I’ve been dipping in and out of it much of this year. It was slow going at first, what with it being a dark winter and the fact that reading much of anything felt like a desperate chore, but over the last month the rhythm and flow of it have really caught me and I’m actually right now letting it distract me for another couple chapters from A True Novel.

I remain a total style addict even in nonfiction I guess and the book rewards reading with an appreciation for the art of story telling. Less a strict history of facts it’s more a series of character studies of influential thinkers in the realm of revolutionary histories and thought, leading up to the current extended focus on Marx and Engels, who are rather popping off the page with energy, coming off as cranky, moody geniuses situated against those who came before them.

Wilson isn’t afraid to give voice and color to these historical figures, to quietly reveal his own potential fascinations and sympathies and raised eyebrows throughout.
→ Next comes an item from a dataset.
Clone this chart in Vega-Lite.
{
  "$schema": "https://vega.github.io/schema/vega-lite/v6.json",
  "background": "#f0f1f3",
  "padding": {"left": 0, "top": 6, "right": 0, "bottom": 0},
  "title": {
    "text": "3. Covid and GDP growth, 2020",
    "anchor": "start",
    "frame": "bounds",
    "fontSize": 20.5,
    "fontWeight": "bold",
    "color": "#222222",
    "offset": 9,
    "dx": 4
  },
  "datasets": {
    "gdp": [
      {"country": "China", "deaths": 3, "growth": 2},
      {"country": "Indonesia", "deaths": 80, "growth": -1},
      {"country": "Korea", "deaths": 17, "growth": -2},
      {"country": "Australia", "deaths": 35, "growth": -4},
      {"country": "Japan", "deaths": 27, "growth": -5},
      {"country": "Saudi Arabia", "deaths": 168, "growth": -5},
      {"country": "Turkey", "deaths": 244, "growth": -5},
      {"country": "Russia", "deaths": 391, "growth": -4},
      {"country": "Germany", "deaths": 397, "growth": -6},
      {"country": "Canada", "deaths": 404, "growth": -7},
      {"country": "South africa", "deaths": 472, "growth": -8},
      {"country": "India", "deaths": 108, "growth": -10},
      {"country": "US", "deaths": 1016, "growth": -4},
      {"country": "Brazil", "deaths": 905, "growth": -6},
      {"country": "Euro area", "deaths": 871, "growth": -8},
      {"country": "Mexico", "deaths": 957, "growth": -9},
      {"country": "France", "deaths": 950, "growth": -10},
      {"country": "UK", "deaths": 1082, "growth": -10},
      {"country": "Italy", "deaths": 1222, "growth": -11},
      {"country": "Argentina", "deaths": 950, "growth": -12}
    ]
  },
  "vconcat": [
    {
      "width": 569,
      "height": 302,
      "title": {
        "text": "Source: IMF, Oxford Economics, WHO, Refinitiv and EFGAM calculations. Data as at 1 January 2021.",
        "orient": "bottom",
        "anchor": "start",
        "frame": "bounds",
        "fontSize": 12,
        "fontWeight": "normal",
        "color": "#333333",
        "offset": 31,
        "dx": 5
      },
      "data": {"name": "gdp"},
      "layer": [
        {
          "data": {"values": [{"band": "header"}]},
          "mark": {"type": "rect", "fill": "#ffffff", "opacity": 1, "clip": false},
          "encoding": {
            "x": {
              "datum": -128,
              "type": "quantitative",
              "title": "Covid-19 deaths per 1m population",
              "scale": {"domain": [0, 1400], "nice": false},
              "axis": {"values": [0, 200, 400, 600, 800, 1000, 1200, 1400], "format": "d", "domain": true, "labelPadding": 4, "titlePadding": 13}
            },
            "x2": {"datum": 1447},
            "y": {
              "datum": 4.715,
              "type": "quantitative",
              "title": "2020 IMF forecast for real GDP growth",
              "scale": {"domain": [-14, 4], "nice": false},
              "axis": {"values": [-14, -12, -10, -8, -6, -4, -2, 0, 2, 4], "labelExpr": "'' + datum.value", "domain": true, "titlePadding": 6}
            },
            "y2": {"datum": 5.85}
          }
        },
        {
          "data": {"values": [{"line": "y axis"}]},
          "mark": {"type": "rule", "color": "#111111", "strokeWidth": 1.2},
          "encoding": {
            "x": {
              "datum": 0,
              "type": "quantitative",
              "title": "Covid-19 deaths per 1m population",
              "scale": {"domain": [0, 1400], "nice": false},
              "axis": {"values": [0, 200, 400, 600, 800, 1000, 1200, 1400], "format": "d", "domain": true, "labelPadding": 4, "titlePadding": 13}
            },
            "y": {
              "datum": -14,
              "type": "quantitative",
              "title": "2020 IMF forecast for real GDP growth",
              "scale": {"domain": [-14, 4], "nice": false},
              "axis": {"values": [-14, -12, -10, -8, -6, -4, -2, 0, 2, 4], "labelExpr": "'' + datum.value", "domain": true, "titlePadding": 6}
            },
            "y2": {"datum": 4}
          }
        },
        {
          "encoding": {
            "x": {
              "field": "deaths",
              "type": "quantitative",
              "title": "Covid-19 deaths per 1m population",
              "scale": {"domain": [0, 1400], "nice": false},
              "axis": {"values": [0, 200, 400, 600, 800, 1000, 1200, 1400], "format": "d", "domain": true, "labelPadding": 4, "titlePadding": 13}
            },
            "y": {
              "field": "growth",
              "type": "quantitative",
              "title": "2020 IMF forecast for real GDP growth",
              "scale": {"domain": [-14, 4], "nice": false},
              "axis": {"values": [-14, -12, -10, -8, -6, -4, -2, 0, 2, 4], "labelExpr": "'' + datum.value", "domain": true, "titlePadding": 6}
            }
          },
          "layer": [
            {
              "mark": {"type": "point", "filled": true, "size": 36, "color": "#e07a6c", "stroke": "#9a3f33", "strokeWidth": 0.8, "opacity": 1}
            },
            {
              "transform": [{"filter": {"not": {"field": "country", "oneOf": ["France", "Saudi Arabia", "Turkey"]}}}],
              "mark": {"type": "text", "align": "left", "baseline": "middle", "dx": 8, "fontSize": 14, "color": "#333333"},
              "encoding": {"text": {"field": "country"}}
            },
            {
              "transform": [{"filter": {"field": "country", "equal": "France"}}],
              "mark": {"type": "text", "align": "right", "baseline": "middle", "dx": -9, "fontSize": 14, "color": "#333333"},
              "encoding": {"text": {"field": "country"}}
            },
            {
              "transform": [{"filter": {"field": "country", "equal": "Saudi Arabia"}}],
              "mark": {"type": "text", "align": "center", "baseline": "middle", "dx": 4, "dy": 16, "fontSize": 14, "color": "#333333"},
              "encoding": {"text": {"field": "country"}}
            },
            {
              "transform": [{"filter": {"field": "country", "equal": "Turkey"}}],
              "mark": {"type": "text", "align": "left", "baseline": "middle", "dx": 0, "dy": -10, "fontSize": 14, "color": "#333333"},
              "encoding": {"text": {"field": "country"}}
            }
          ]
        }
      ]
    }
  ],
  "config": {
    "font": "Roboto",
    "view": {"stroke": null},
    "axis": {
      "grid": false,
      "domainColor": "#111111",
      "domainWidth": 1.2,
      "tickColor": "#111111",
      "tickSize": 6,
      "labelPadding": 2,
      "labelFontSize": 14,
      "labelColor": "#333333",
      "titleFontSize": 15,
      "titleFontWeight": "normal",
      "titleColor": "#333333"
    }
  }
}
Of course, it was 1940, and as he admits in an introduction added in 1971, he wasn’t exactly predicting the future when it comes to the Soviet Union. Which adds a certain additional layer of historical/modern awareness for readers today, reading this history of history as, itself, history.

I’m a bit under half-way through and as it’s the midway point of the year I’ll feel pretty content if, chapter by chapter, I finish the book sometime before the end of the year. Though that said I might have to speed up the timeline a bit to start working in at least a little more non-fiction into my reading diet.